* _WRITTEN PROBLEM_
Leave the pictures out and quote every line from the start of the listing to the line with "import numpy as np", inclusive.

* _GIVEN DATA_

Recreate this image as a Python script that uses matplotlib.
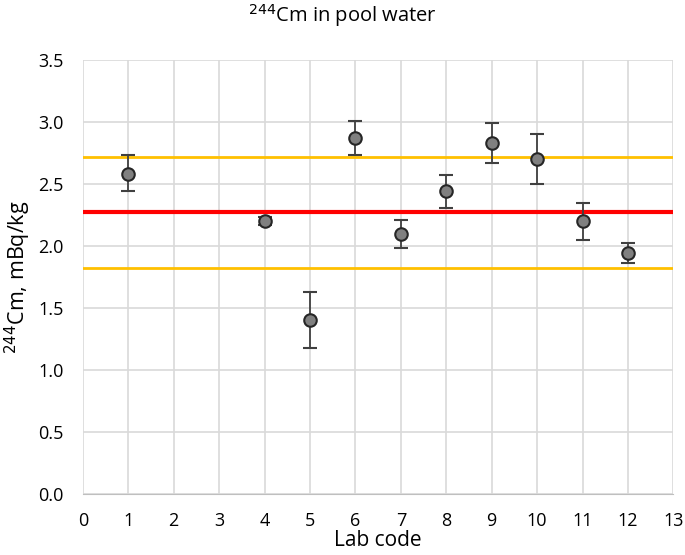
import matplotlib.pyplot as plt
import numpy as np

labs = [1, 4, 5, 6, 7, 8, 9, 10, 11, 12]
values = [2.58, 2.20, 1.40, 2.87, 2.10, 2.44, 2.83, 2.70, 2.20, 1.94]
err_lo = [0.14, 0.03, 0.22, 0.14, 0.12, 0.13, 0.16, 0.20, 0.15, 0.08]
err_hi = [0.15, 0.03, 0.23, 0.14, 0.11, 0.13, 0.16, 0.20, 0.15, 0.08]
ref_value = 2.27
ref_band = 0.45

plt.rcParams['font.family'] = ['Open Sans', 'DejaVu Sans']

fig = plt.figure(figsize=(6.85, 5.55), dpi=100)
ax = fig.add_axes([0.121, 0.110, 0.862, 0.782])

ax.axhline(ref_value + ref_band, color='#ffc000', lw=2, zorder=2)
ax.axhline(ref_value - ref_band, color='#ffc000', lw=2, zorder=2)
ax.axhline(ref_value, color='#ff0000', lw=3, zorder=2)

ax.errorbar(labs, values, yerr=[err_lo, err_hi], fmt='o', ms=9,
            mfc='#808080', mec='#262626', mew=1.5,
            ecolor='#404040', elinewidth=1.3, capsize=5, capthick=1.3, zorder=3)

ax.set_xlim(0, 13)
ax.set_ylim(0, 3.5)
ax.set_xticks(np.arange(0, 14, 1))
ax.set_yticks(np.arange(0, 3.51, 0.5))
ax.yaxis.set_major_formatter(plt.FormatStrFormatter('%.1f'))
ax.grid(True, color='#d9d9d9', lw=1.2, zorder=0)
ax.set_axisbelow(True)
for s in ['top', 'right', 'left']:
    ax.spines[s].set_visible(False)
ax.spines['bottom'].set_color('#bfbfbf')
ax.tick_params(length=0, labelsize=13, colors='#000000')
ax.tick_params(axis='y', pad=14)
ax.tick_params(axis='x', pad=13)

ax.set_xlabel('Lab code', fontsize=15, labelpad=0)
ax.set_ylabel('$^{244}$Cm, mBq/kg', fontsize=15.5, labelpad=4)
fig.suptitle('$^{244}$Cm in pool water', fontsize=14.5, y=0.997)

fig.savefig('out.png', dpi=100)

* _COMPLETED EXERCISE_
Recreate this image as a Python script that uses matplotlib.
import matplotlib.pyplot as plt
import numpy as np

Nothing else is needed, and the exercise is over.